Source code of charts
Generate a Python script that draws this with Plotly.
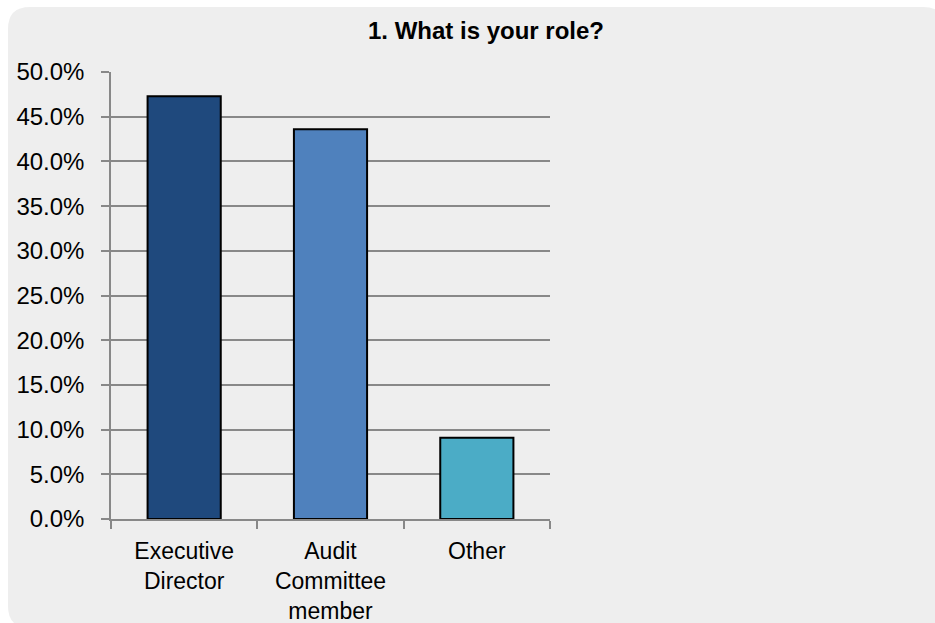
import plotly.graph_objects as go

categories = ["Executive<br>Director", "Audit<br>Committee<br>member", "Other"]
values = [0.473, 0.436, 0.091]
colors = ["#1F497D", "#4F81BD", "#4BACC6"]
yticks = [0, 0.05, 0.10, 0.15, 0.20, 0.25, 0.30, 0.35, 0.40, 0.45, 0.50]

W, H = 935, 623
L, R, T, B = 111, 550, 72, 519

fig = go.Figure(go.Bar(
    x=categories, y=values, width=0.5,
    marker=dict(color=colors, line=dict(color="#000000", width=2)),
))

def px(x):
    return (x - L) / (R - L)

def py(y):
    return (B - y) / (B - T)

x0, x1, y0, y1, r = 8, 945, 7, 628, 22
path = (f"M {px(x0+r)},{py(y0)} L {px(x1-r)},{py(y0)} Q {px(x1)},{py(y0)} {px(x1)},{py(y0+r)} "
        f"L {px(x1)},{py(y1-r)} Q {px(x1)},{py(y1)} {px(x1-r)},{py(y1)} "
        f"L {px(x0+r)},{py(y1)} Q {px(x0)},{py(y1)} {px(x0)},{py(y1-r)} "
        f"L {px(x0)},{py(y0+r)} Q {px(x0)},{py(y0)} {px(x0+r)},{py(y0)} Z")

fig.add_shape(type="path", path=path, xref="paper", yref="paper",
              fillcolor="#EEEEEE", line=dict(width=0), layer="below")

grid = "#888888"
fig.update_layout(
    width=W, height=H,
    margin=dict(l=L, r=W - R, t=T, b=H - B, pad=0),
    paper_bgcolor="#FFFFFF",
    plot_bgcolor="#EEEEEE",
    font=dict(family="Liberation Sans, Arial, sans-serif", size=22, color="#000000"),
    showlegend=False,
    title=dict(text="1. What is your role?", x=486 / W, xanchor="center",
               y=1 - 31 / H, yanchor="middle", yref="container", automargin=False,
               font=dict(family="Liberation Sans, Arial", size=24, color="#000000", weight="bold")),
    bargap=0.5,
)
fig.update_xaxes(
    automargin=False,
    showgrid=False, showline=True, linecolor=grid, linewidth=1.5,
    ticks="outside", tickson="boundaries", ticklen=8, tickcolor=grid, tickwidth=1.5,
    tickfont=dict(size=23), ticklabelstandoff=11,
)
fig.update_yaxes(
    automargin=False,
    range=[0, 0.5], tickvals=yticks, tickformat=".1%",
    showgrid=True, gridcolor=grid, gridwidth=1.5,
    showline=True, linecolor=grid, linewidth=1.5, zeroline=False,
    ticks="outside", ticklen=8, tickcolor=grid, tickwidth=1.5,
    tickfont=dict(size=24), ticklabelstandoff=12,
)

fig.write_html("out.html")
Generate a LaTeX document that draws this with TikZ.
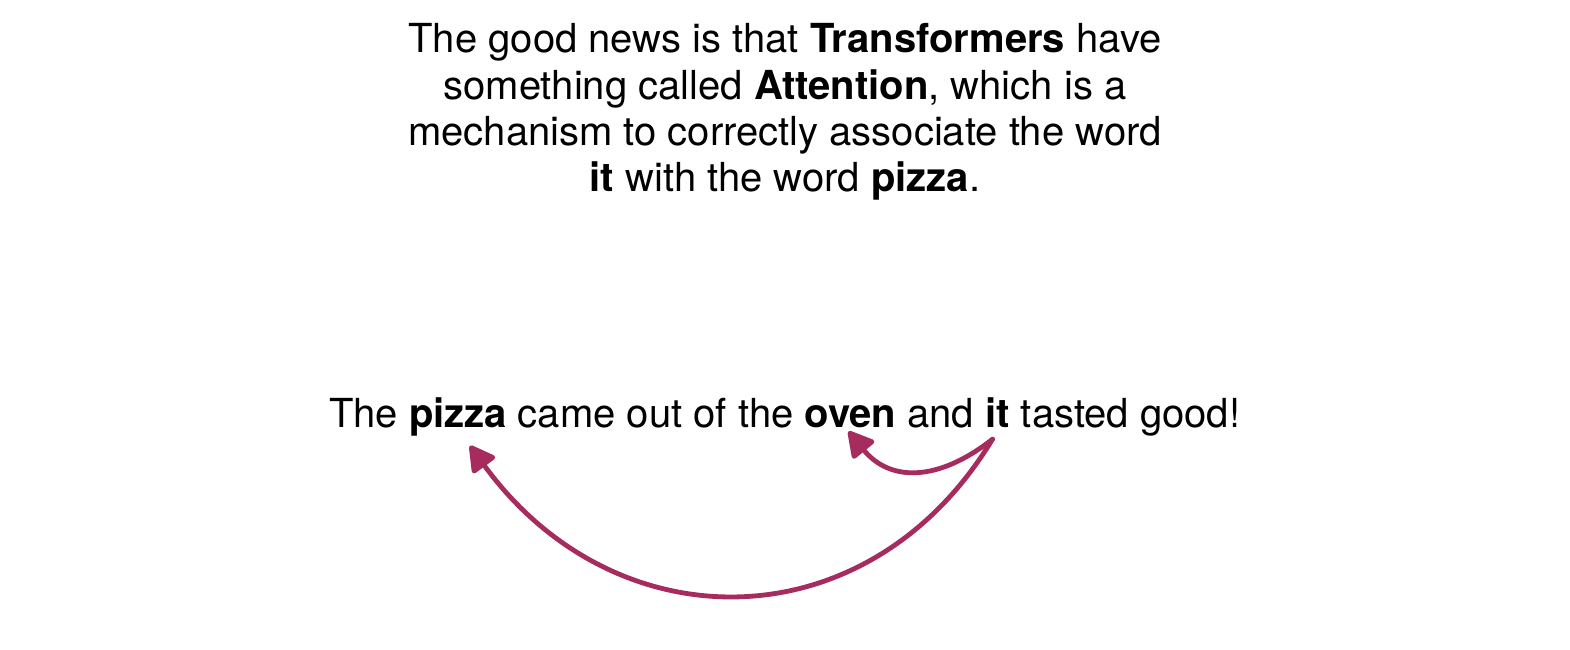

§ **Problem to work on**
Take the records from their first line through the line containing "return (B - y) / (B - T)" and please return exactly those lines, both ends included, minus the pictures.

§ **Expected answer**
Generate a Python script that draws this with Plotly.
import plotly.graph_objects as go

categories = ["Executive<br>Director", "Audit<br>Committee<br>member", "Other"]
values = [0.473, 0.436, 0.091]
colors = ["#1F497D", "#4F81BD", "#4BACC6"]
yticks = [0, 0.05, 0.10, 0.15, 0.20, 0.25, 0.30, 0.35, 0.40, 0.45, 0.50]

W, H = 935, 623
L, R, T, B = 111, 550, 72, 519

fig = go.Figure(go.Bar(
    x=categories, y=values, width=0.5,
    marker=dict(color=colors, line=dict(color="#000000", width=2)),
))

def px(x):
    return (x - L) / (R - L)

def py(y):
    return (B - y) / (B - T)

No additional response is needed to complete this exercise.